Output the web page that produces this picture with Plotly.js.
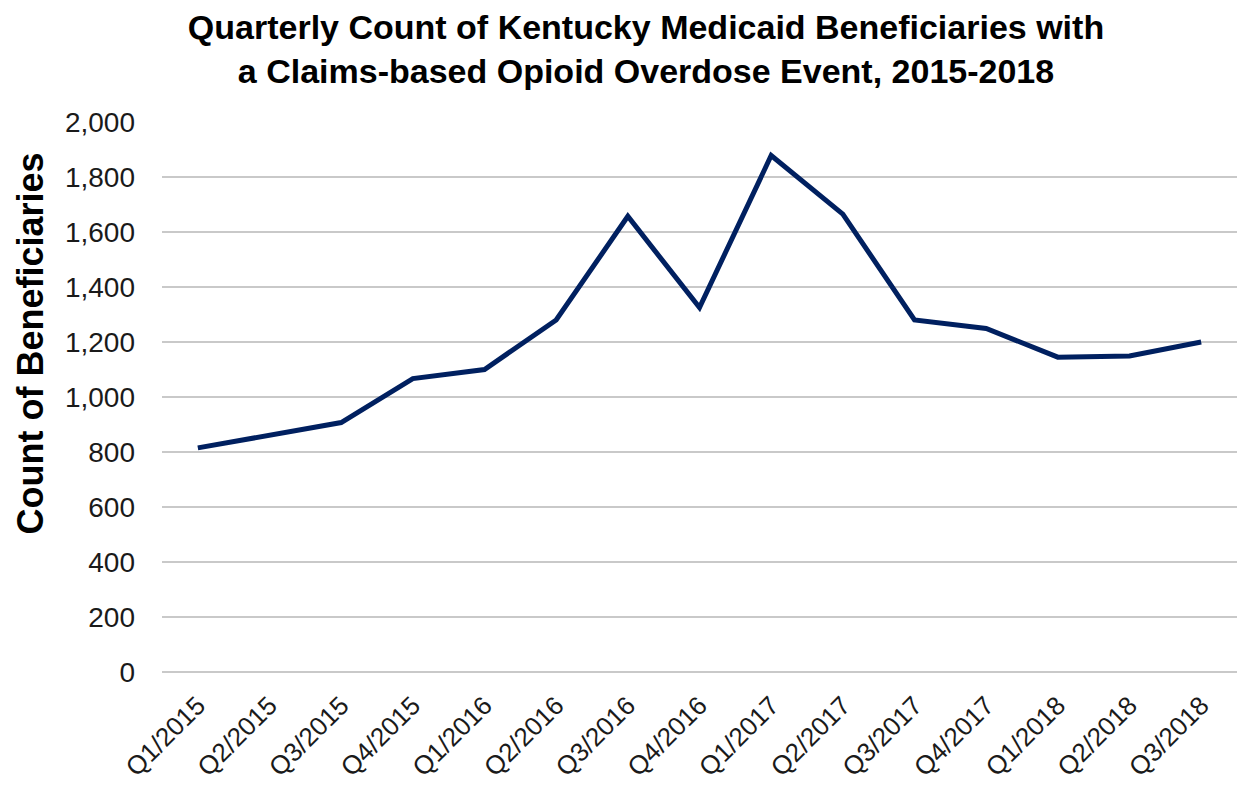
<!DOCTYPE html>
<html>
<head>
<meta charset="utf-8">
<script src="https://cdn.plot.ly/plotly-3.0.1.min.js"></script>
<style>html,body{margin:0;padding:0;background:#fff;}#chart{width:1239px;height:797px;}</style>
</head>
<body>
<div id="chart"></div>
<script>
const quarters = ["Q1/2015","Q2/2015","Q3/2015","Q4/2015","Q1/2016","Q2/2016","Q3/2016","Q4/2016","Q1/2017","Q2/2017","Q3/2017","Q4/2017","Q1/2018","Q2/2018","Q3/2018"];
const beneficiaries = [815, 862, 907, 1067, 1100, 1280, 1657, 1325, 1878, 1665, 1280, 1249, 1145, 1149, 1200];
const titleText = "Quarterly Count of Kentucky Medicaid Beneficiaries with<br>a Claims-based Opioid Overdose Event, 2015-2018";
const yTitleText = "Count of Beneficiaries";

const font = "Arial, 'Liberation Sans', sans-serif";

const trace = {
  x: quarters,
  y: beneficiaries,
  type: "scatter",
  mode: "lines",
  line: {color: "#002060", width: 5},
  hoverinfo: "x+y"
};

const layout = {
  width: 1239,
  height: 797,
  margin: {l: 162, r: 2, t: 122, b: 125},
  paper_bgcolor: "#ffffff",
  plot_bgcolor: "#ffffff",
  showlegend: false,
  font: {family: font, color: "#1a1a1a"},
  title: {
    text: titleText,
    font: {family: font, size: 34, color: "#000000", weight: "bold"},
    x: 0.5214,
    xanchor: "center",
    xref: "container",
    y: 0.951,
    yanchor: "middle",
    yref: "container"
  },
  xaxis: {
    type: "category",
    range: [-0.5, 14.5],
    tickangle: -45,
    tickfont: {family: font, size: 26, color: "#1a1a1a"},
    showgrid: false,
    zeroline: false,
    showline: false,
    ticks: "",
    ticklabelstandoff: 12
  },
  yaxis: {
    range: [0, 2000],
    dtick: 200,
    tickformat: ",d",
    tickfont: {family: font, size: 28, color: "#1a1a1a"},
    showgrid: true,
    gridcolor: "#c9c9c9",
    gridwidth: 2,
    zeroline: true,
    zerolinecolor: "#c9c9c9",
    zerolinewidth: 2,
    showline: false,
    ticks: "",
    ticklabelstandoff: 26
  },
  annotations: [{
    text: yTitleText,
    xref: "paper",
    yref: "paper",
    x: -0.1224,
    y: 0.598,
    xanchor: "center",
    yanchor: "middle",
    textangle: -90,
    showarrow: false,
    font: {family: font, size: 36, color: "#000000", weight: "bold"}
  }]
};

Plotly.newPlot("chart", [trace], layout, {displayModeBar: false, staticPlot: true});
</script>
</body>
</html>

════════════════════

Given exercise —
How many of the lines above contain the string "with"? Give the number only.

Output of the task —
2